In quel marzo del 1987, con Dan Peterson già telecronista di Canale 5 per la NBA, per un attimo la storia sembrò calzare e per tutti. “Se fossi stato allenatore del Milan mi sarei fatto affiancare da Massimo Giacomini – sempre Peterson a SportWeek – che su quella panchina c’era già stato. Un tecnico che dimostrava capacità intellettuali, grande intelligenza, un’intelligenza applicata allo sport. Aveva il giusto equilibrio nelle cose e a Massimo avrei affidato il coordinamento di tutto: programma e allenamenti mentre io avrei scelto le persone giuste per creare un gruppo vincente, gente disposta a sputare sangue, con un programma atletico che avrei affidato a Claudio Trachelio, il mio preparatore all’Olimpia. E avrei chiesto un coordinatore per la difesa e l’attacco. Come in NFL. Forse per questo Berlusconi mi aveva cercato: per mettere in pratica un nuovo approccio tecnico”.

Un nuovo approccio, sì, ma che non poteva prescindere dagli uomini: “Avrei ascoltato tutti, dai senatori come Baresi e Tassotti fino ai giovani come Paolo Maldini, come avevo fatto all’Olimpia con D’Antoni, Meneghin e Pittis. Se mi avesse ingaggiato il Milan non sarei stato il pupazzo di qualcuno e con Giacomini al fianco sarei stato tranquillo”.

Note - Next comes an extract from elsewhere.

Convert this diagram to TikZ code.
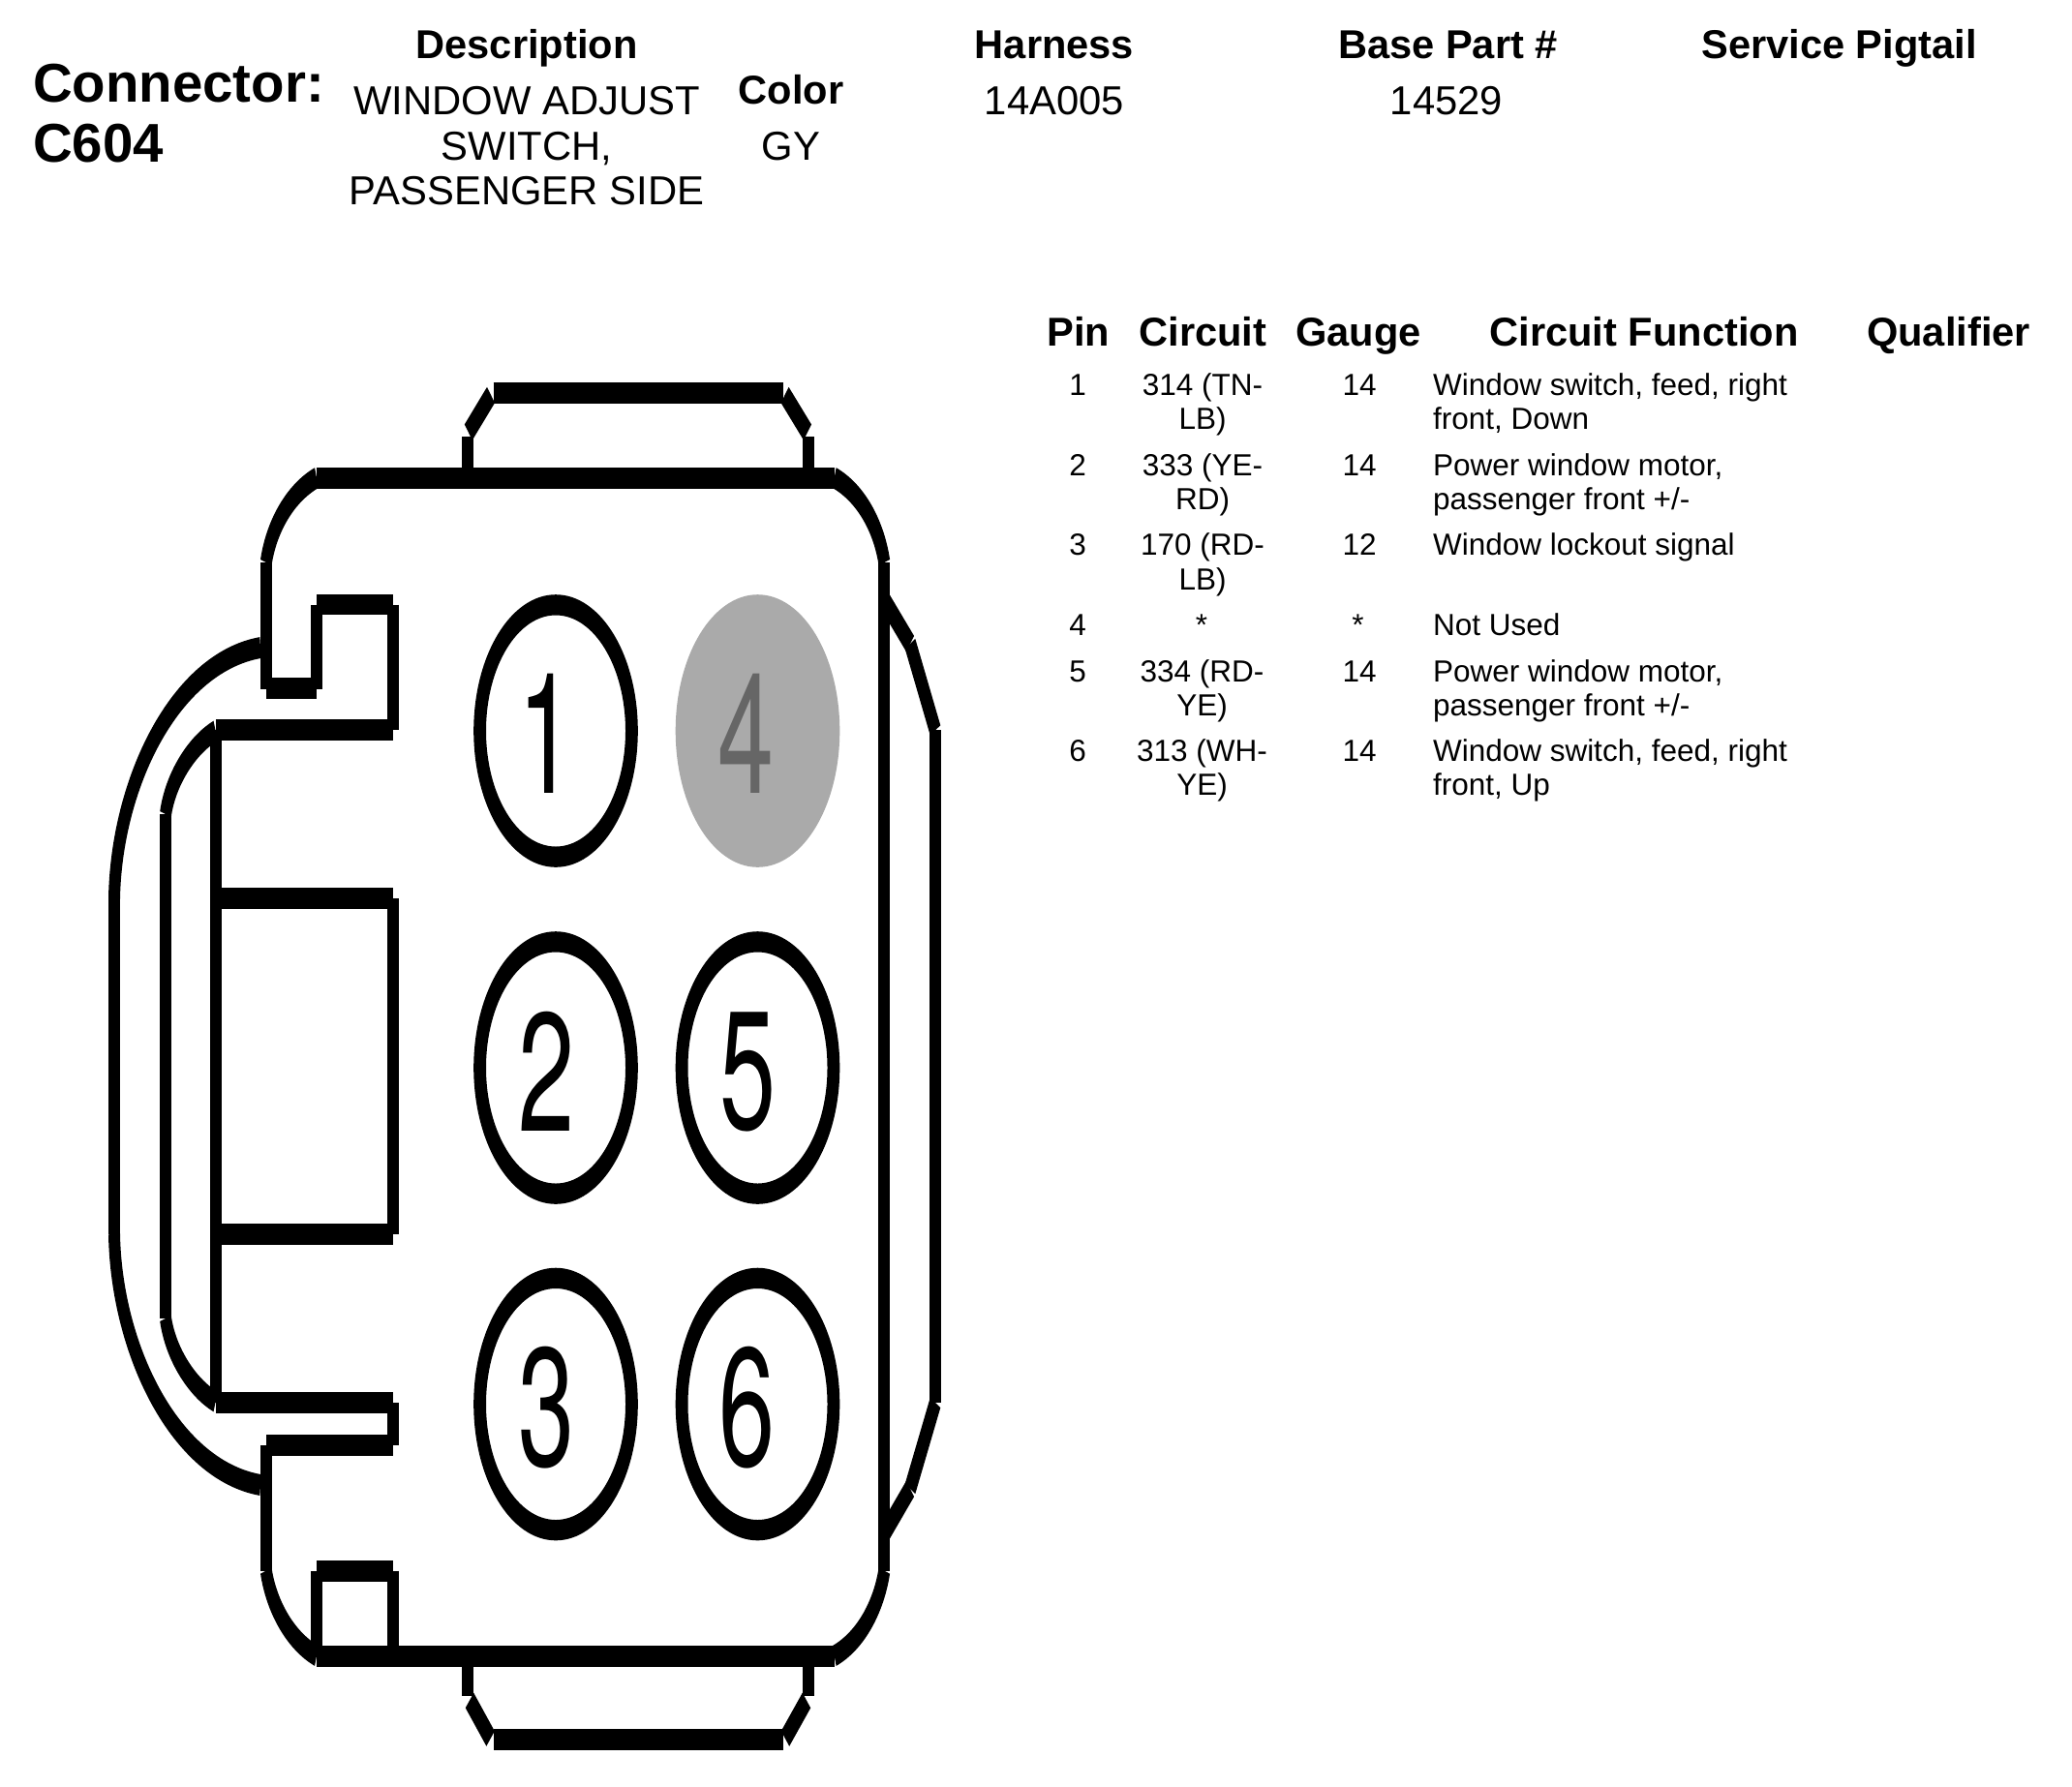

Con uno come Maradona? L’avrebbe limitato. Senza mai porsi limiti. La grande certezza sarebbe stato proprio Berlusconi: “Se fossi andato al Milan avrei avuto il grande appoggio del Presidente. Se lo mettevi davanti ad una questione complessa, in quel mosaico di mille pezzi lui capiva le 999 mosse da scartare e si concentrava sul problema per risolverlo“. Dan aveva già organizzato tutto.